Sunday, March 2, 2008

Fatso idea of a see-saw

I can never comprehend this. Look at the image below. It’s an adaptation of what academicians/books/notes/brochures used to specify which is more than the other (I'm not saying all but books/notes/brochures that I came across). Ok perhaps I shouldn’t have used human figures. Anyway just imagine they’re things labeled X and Y.

Say X is the single figure and Y is the double figure. Would you say there’s more of X or Y?
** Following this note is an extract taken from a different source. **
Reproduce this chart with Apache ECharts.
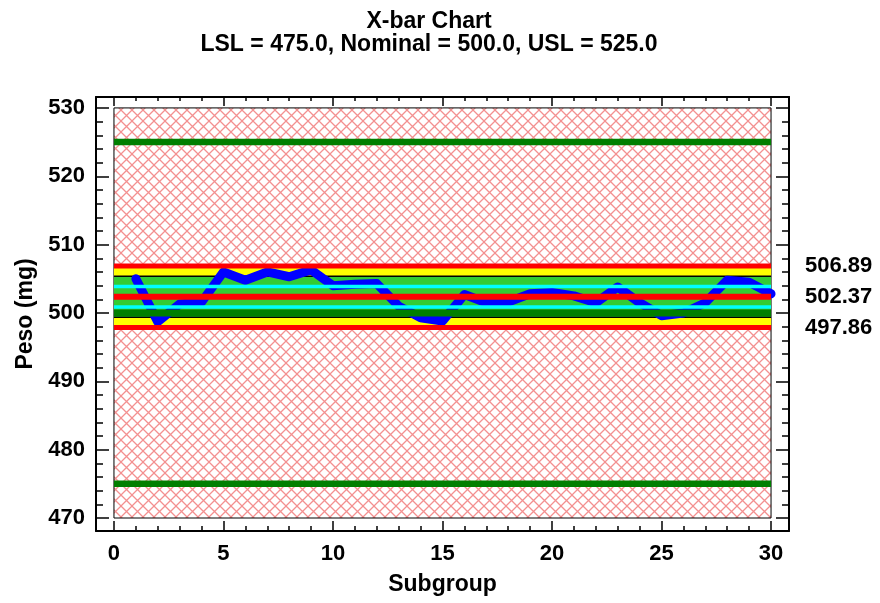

Common sense would tell you there’s more Y because it’s heavier right? Even if I only used to identical figures to represent X and Y, you would still say there's more Y right? But no, according to the sources I chanced upon, it’s actually the other way round. Which smartass came up with this!? I mean, don’t use a freaking see-saw if you wanna use height as a measure of quantity. Thanks for confusing all the kids about simple, basic physics.


9 comments:

joyfulchicken said...

Yeah, the seesaw diagrams make no sense at all. I mean, how can they lean like that and not fall off? :-P

runawaycat said...

HAHAHAHHA! Are you criticizing my work of art?

joyfulchicken said...

Just criticizing the physics :-P

宝茹 said...

Your question's not clear~~ :P

More of what--ummm...fats or whatever? Hehehehe...

runawaycat said...

KM - Oh no you too? Hmm...This means I have to elaborate more. I added a few sentences, either that will make things clearer or blur out every line :P

CY said...

I know! The so-called fatso's shadow is heavier than the other two combined! :P

runawaycat said...

I thought at least CY could answer me seriously...This is a serious question!

Arthur Bhenedict said...

Err...I don't get your question. Maybe they're talking about the physics of leverage? Like the one who's farther from the fulcrum would produce more torque hence lifting the 2 who are closer to it?

runawaycat said...

Wow you're the only one to interpret it in such a complex way. No, this has nothing to do with physics.